GIVEN INSTRUCTION ▸
Return the lines where the word "this" occurs.

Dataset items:
>> Begin

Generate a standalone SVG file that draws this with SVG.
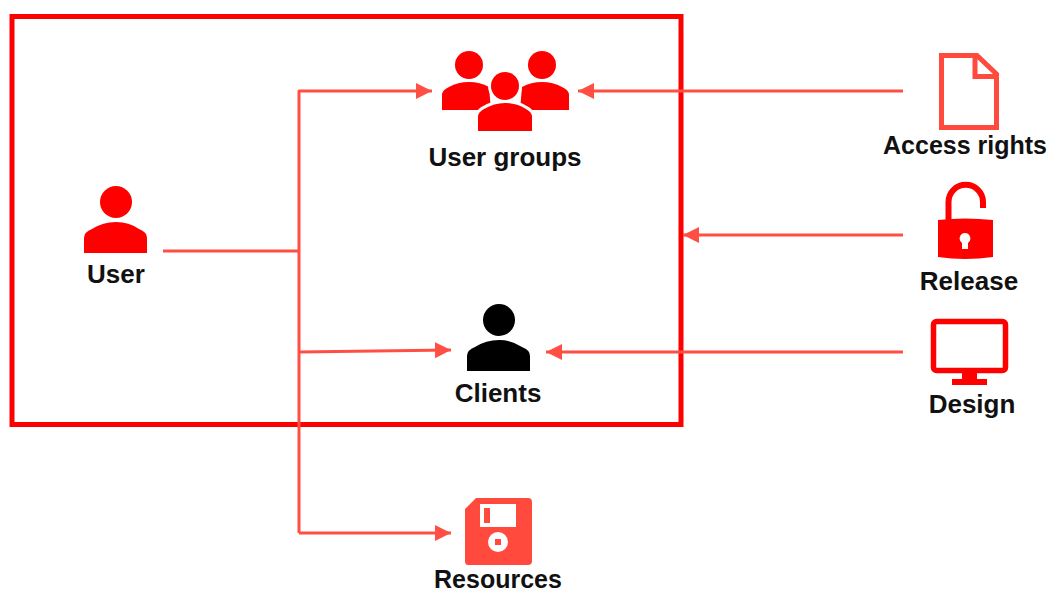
<svg xmlns="http://www.w3.org/2000/svg" xmlns:xlink="http://www.w3.org/1999/xlink" width="1051" height="592" viewBox="0 0 1051 592">
<style>
.lbl{font-family:"Liberation Sans",Arial,sans-serif;font-weight:700;font-size:26px;fill:#111;text-anchor:middle}
.lbl.s{font-size:25px}
.c{fill:none;stroke:#ff4f45;stroke-width:3;stroke-linejoin:round}
.red{fill:#ff0000}
.black{fill:#000}
.orange{fill:#ff4a3d}
</style>
<defs>
<marker id="arrow" markerUnits="userSpaceOnUse" markerWidth="18" markerHeight="18" refX="16" refY="9" orient="auto">
<path d="M0 1L16 9L0 17Z" fill="#ff4f45"/>
</marker>
<g id="person">
<circle cx="32" cy="16" r="16"/>
<path d="M0 67V52Q0 46 8 43Q19 36 32 36Q45 36 55 43Q63 46 63 52V67Z"/>
</g>
</defs>
<rect width="1051" height="592" fill="#fff"/>
<g id="scope-frame"><rect x="12" y="16.500" width="669" height="408" fill="none" stroke="#ff0000" stroke-width="5"/></g>
<g id="connectors">
<path class="c" d="M163 251H299"/>
<path class="c" d="M299 533V91H432" marker-end="url(#arrow)"/>
<path class="c" d="M299 352L451 350" marker-end="url(#arrow)"/>
<path class="c" d="M299 533H451" marker-end="url(#arrow)"/>
<path class="c" d="M903 91H578" marker-end="url(#arrow)"/>
<path class="c" d="M903 235L683 235" marker-end="url(#arrow)"/>
<path class="c" d="M903 352H546" marker-end="url(#arrow)"/>
</g>
<g id="user">
<use xlink:href="#person" href="#person" x="84" y="186" class="red"/>
<text class="lbl" x="116" y="283">User</text>
</g>
<g id="user-groups">
<g class="red">
<circle cx="469" cy="65" r="14"/><circle cx="542" cy="65" r="14"/>
<path d="M442 110V95Q442 90 449 87Q458 82 469 82Q480 82 489 87L491 110Z"/>
<path d="M569 110V95Q569 90 562 87Q553 82 542 82Q531 82 522 87L520 110Z"/>
<path d="M478 131V117Q478 112 484 109Q494 103 505 103Q516 103 526 109Q532 112 532 117V131Z" fill="#fff" stroke="#fff" stroke-width="6"/>
<circle cx="505" cy="86" r="17" fill="#fff"/>
<circle cx="505" cy="86" r="14"/>
<path d="M478 131V117Q478 112 484 109Q494 103 505 103Q516 103 526 109Q532 112 532 117V131Z"/>
</g>
<text class="lbl" x="505" y="166">User groups</text>
</g>
<g id="clients">
<use xlink:href="#person" href="#person" x="467" y="304" class="black"/>
<text class="lbl" x="498" y="402">Clients</text>
</g>
<g id="resources">
<path class="orange" fill-rule="evenodd" d="M476 498H528Q532 498 532 502V561Q532 565 528 565H468Q465 565 465 561V509ZM480 504V527H516V504ZM484 508H490V523H484ZM498 532A10 10 0 1 0 498 552A10 10 0 1 0 498 532ZM495 539H501V545H495Z"/>
<text class="lbl s" x="498" y="588">Resources</text>
</g>
<g id="access-rights">
<path d="M941.500 55.500H977L996.500 74V127.500H941.500ZM975 56V76.500H996" fill="none" stroke="#ff4a3d" stroke-width="5"/>
<text class="lbl s" x="965" y="154">Access rights</text>
</g>
<g id="release">
<path d="M948.500 222V202A17.200 17.200 0 0 1 983 202V208" fill="none" stroke="#ff0000" stroke-width="6"/>
<path class="red" fill-rule="evenodd" d="M938 220Q965 217 993 220V257Q965 261 938 257ZM965 233A5.500 5.500 0 0 0 962 243V249H968V243A5.500 5.500 0 0 0 965 233Z"/>
<text class="lbl" x="969" y="290">Release</text>
</g>
<g id="design">
<rect x="933.500" y="321.500" width="72" height="49" rx="3" fill="none" stroke="#ff0000" stroke-width="5.500"/>
<path class="red" d="M962 373H977V379H987V385H952V379H962Z"/>
<text class="lbl" x="972" y="413">Design</text>
</g>
</svg>
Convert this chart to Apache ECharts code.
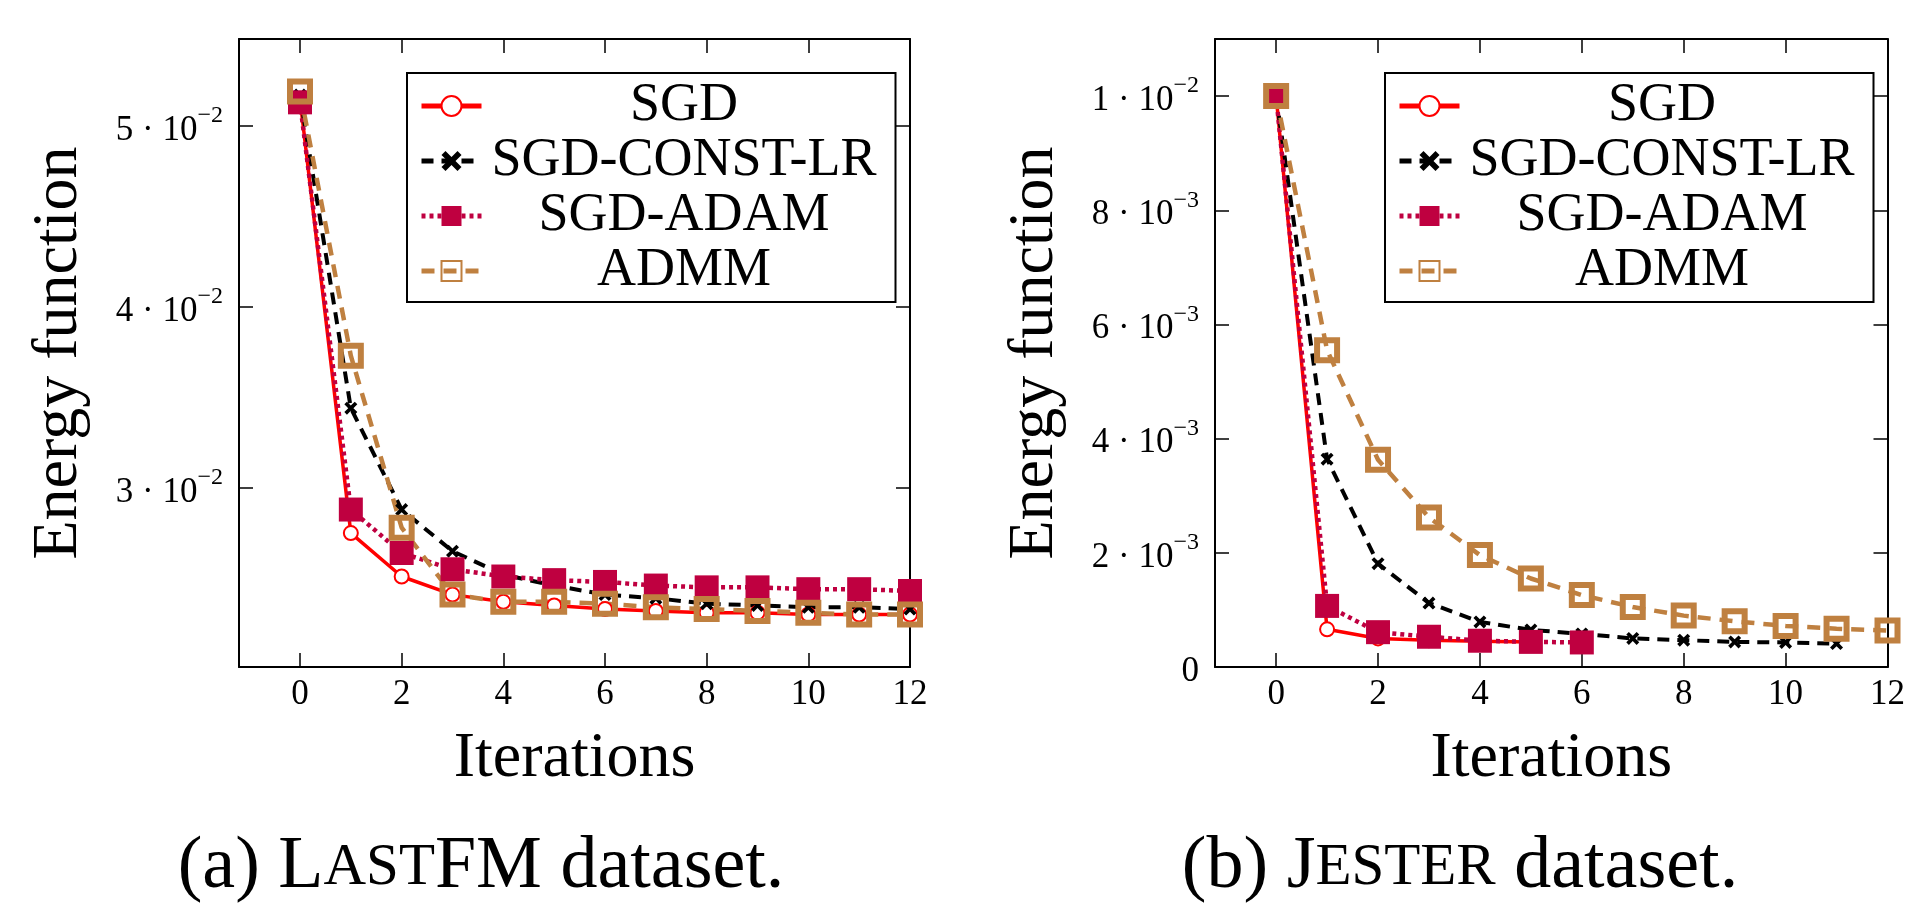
<!DOCTYPE html>
<html>
<head>
<meta charset="utf-8">
<title>Energy function vs iterations</title>
<script src="https://cdn.jsdelivr.net/npm/echarts@6/dist/echarts.min.js"></script>
<style>
  html, body { margin: 0; padding: 0; background: #fff; }
  #main { width: 1908px; height: 905px; }
</style>
</head>
<body>
<div id="main"></div>
<script>
var iterations = [0, 1, 2, 3, 4, 5, 6, 7, 8, 9, 10, 11, 12]
var seriesNames = ['SGD', 'SGD-CONST-LR', 'SGD-ADAM', 'ADMM']

// (a) LastFM
var lastfmSgd = [0.0515, 0.0275, 0.0251, 0.0241, 0.0237, 0.0235, 0.0233, 0.0232, 0.0231, 0.0231, 0.0230, 0.0230, 0.0230]
var lastfmConst = [0.0517, 0.0344, 0.0288, 0.0265, 0.0252, 0.0246, 0.0241, 0.0239, 0.0236, 0.0235, 0.0234, 0.0234, 0.0233]
var lastfmAdam = [0.0513, 0.0288, 0.0264, 0.0255, 0.0251, 0.0249, 0.0248, 0.0246, 0.0245, 0.0245, 0.0244, 0.0244, 0.0243]
var lastfmAdmm = [0.0519, 0.0373, 0.0278, 0.0241, 0.0237, 0.0237, 0.0236, 0.0234, 0.0233, 0.0232, 0.0231, 0.0230, 0.0230]

// (b) Jester
var jesterSgd = [0.0100, 0.00066, 0.00050, 0.00047, 0.00045, 0.00044]
var jesterConst = [0.0100, 0.00364, 0.00181, 0.00112, 0.00079, 0.00065, 0.00058, 0.00050, 0.00047, 0.00044, 0.00043, 0.00041]
var jesterAdam = [0.0100, 0.00107, 0.00061, 0.00053, 0.00046, 0.00044, 0.00043]
var jesterAdmm = [0.0100, 0.00555, 0.00363, 0.00262, 0.00196, 0.00155, 0.00126, 0.00105, 0.00090, 0.00080, 0.00072, 0.00067, 0.00064]

// tick labels
var xTicks = [0, 2, 4, 6, 8, 10, 12]
var lastfmYTicks = [0.03, 0.04, 0.05]
var lastfmYMantissas = ['3', '4', '5']
var lastfmYExponents = ['\u22122', '\u22122', '\u22122']
var jesterYTicks = [0, 0.002, 0.004, 0.006, 0.008, 0.01]
var jesterYMantissas = ['0', '2', '4', '6', '8', '1']
var jesterYExponents = ['', '\u22123', '\u22123', '\u22123', '\u22123', '\u22122']

var FONT = 'Liberation Serif'

var chartDom = document.getElementById('main')
var myChart = echarts.init(chartDom, null, { renderer: 'canvas' })

function sciFormatter(ticks, mants, exps) {
  return function (v) {
    var i = ticks.findIndex(function (t) { return Math.abs(t - v) < 1e-9 })
    if (i < 0) return ''
    if (!exps[i]) return '{m|' + mants[i] + '}'
    return '{m|' + mants[i] + ' \u00b7 10}{e|' + exps[i] + '}'
  }
}

var sciRich = {
  m: { fontFamily: FONT, fontSize: 35, color: '#000', lineHeight: 44, verticalAlign: 'bottom' },
  e: { fontFamily: FONT, fontSize: 24, color: '#000', lineHeight: 26, verticalAlign: 'top' }
}

var boxLine = { show: true, onZero: false, lineStyle: { color: '#000', width: 2 } }

function xAxes(gridIndex) {
  var tick = { show: true, inside: true, length: 14, lineStyle: { color: '#000', width: 1.5 }, customValues: xTicks }
  return [
    {
      type: 'value', gridIndex: gridIndex, position: 'bottom', min: -1.2, max: 12,
      axisLine: boxLine, axisTick: tick, splitLine: { show: false },
      axisLabel: { customValues: xTicks, margin: 10, fontFamily: FONT, fontSize: 35, color: '#000' },
      name: 'Iterations', nameLocation: 'middle', nameGap: 60,
      nameTextStyle: { fontFamily: FONT, fontSize: 64, color: '#000' }
    },
    {
      type: 'value', gridIndex: gridIndex, position: 'top', min: -1.2, max: 12,
      axisLine: boxLine, axisTick: tick, splitLine: { show: false },
      axisLabel: { show: false }
    }
  ]
}

function yAxes(gridIndex, min, max, ticks, mants, exps) {
  var tick = { show: true, inside: true, length: 14, lineStyle: { color: '#000', width: 1.5 }, customValues: ticks }
  return [
    {
      type: 'value', gridIndex: gridIndex, position: 'left', min: min, max: max,
      axisLine: boxLine, axisTick: tick, splitLine: { show: false },
      axisLabel: { customValues: ticks, margin: 16, formatter: sciFormatter(ticks, mants, exps), rich: sciRich },
      name: 'Energy function', nameLocation: 'middle', nameGap: 148,
      nameTextStyle: { fontFamily: FONT, fontSize: 64, color: '#000' }
    },
    {
      type: 'value', gridIndex: gridIndex, position: 'right', min: min, max: max,
      axisLine: boxLine, axisTick: tick, splitLine: { show: false },
      axisLabel: { show: false }
    }
  ]
}

var crossPath = 'path://M2,0 L5,3 L8,0 L10,2 L7,5 L10,8 L8,10 L5,7 L2,10 L0,8 L3,5 L0,2 Z'

var styles = {
  'SGD': {
    symbol: 'emptyCircle', symbolSize: 14,
    lineStyle: { color: '#ff0000', width: 3.5, type: 'solid' },
    itemStyle: { color: '#ff0000', borderColor: '#ff0000', borderWidth: 3 }
  },
  'SGD-CONST-LR': {
    symbol: crossPath, symbolSize: 13,
    lineStyle: { color: '#000', width: 4, type: [12, 8] },
    itemStyle: { color: '#000' }
  },
  'SGD-ADAM': {
    symbol: 'rect', symbolSize: 24,
    lineStyle: { color: '#bf0040', width: 4.5, type: [4, 4] },
    itemStyle: { color: '#bf0040' }
  },
  'ADMM': {
    symbol: 'rect', symbolSize: 20,
    lineStyle: { color: '#bf8040', width: 4.5, type: [13, 9] },
    itemStyle: { color: 'rgba(255,255,255,0)', borderColor: '#bf8040', borderWidth: 6 }
  }
}

function makeSeries(name, values, axisIndex) {
  var s = styles[name]
  return {
    name: name, type: 'line', xAxisIndex: axisIndex * 2, yAxisIndex: axisIndex * 2,
    data: values.map(function (v, i) { return [iterations[i], v] }),
    symbol: s.symbol, symbolSize: s.symbolSize, showSymbol: true, showAllSymbol: true,
    lineStyle: s.lineStyle, itemStyle: s.itemStyle,
    emphasis: { disabled: true }, animation: false
  }
}

function makeLegend(left) {
  return {
    left: left, top: 73, orient: 'vertical',
    padding: [6, 14, 4, 12], itemGap: 1, itemWidth: 60, itemHeight: 25,
    borderColor: '#000', borderWidth: 2, backgroundColor: '#fff',
    selectedMode: false,
    lineStyle: { width: 5 },
    data: seriesNames,
    formatter: function (n) { return '{t|' + n + '}' },
    textStyle: {
      fontFamily: FONT,
      rich: { t: { width: 395, align: 'center', fontFamily: FONT, fontSize: 54, lineHeight: 58, color: '#000' } }
    }
  }
}

function caption(x, parts) {
  return {
    type: 'text', x: x, y: 868,
    style: {
      text: parts, align: 'center', verticalAlign: 'middle',
      rich: {
        p: { fontFamily: FONT, fontSize: 74, fill: '#000' },
        s: { fontFamily: FONT, fontSize: 59, fill: '#000' }
      }
    }
  }
}

option = {
  backgroundColor: '#fff',
  animation: false,
  textStyle: { fontFamily: FONT },
  grid: [
    { left: 239, top: 39, width: 671, height: 628 },
    { left: 1215, top: 39, width: 673, height: 628 }
  ],
  xAxis: xAxes(0).concat(xAxes(1)),
  yAxis: yAxes(0, 0.0201, 0.0548, lastfmYTicks, lastfmYMantissas, lastfmYExponents)
    .concat(yAxes(1, 0, 0.011, jesterYTicks, jesterYMantissas, jesterYExponents)),
  legend: [makeLegend(407), makeLegend(1385)],
  series: [
    makeSeries('SGD', lastfmSgd, 0),
    makeSeries('SGD-CONST-LR', lastfmConst, 0),
    makeSeries('SGD-ADAM', lastfmAdam, 0),
    makeSeries('ADMM', lastfmAdmm, 0),
    makeSeries('SGD', jesterSgd, 1),
    makeSeries('SGD-CONST-LR', jesterConst, 1),
    makeSeries('SGD-ADAM', jesterAdam, 1),
    makeSeries('ADMM', jesterAdmm, 1)
  ],
  graphic: [
    caption(481, '{p|(a) L}{s|AST}{p|FM dataset.}'),
    caption(1460, '{p|(b) J}{s|ESTER}{p| dataset.}')
  ]
}

option && myChart.setOption(option)
</script>
</body>
</html>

>> End

CORRECT OUTPUT ▸
Generate a standalone SVG file that draws this with SVG.
Convert this chart to Apache ECharts code.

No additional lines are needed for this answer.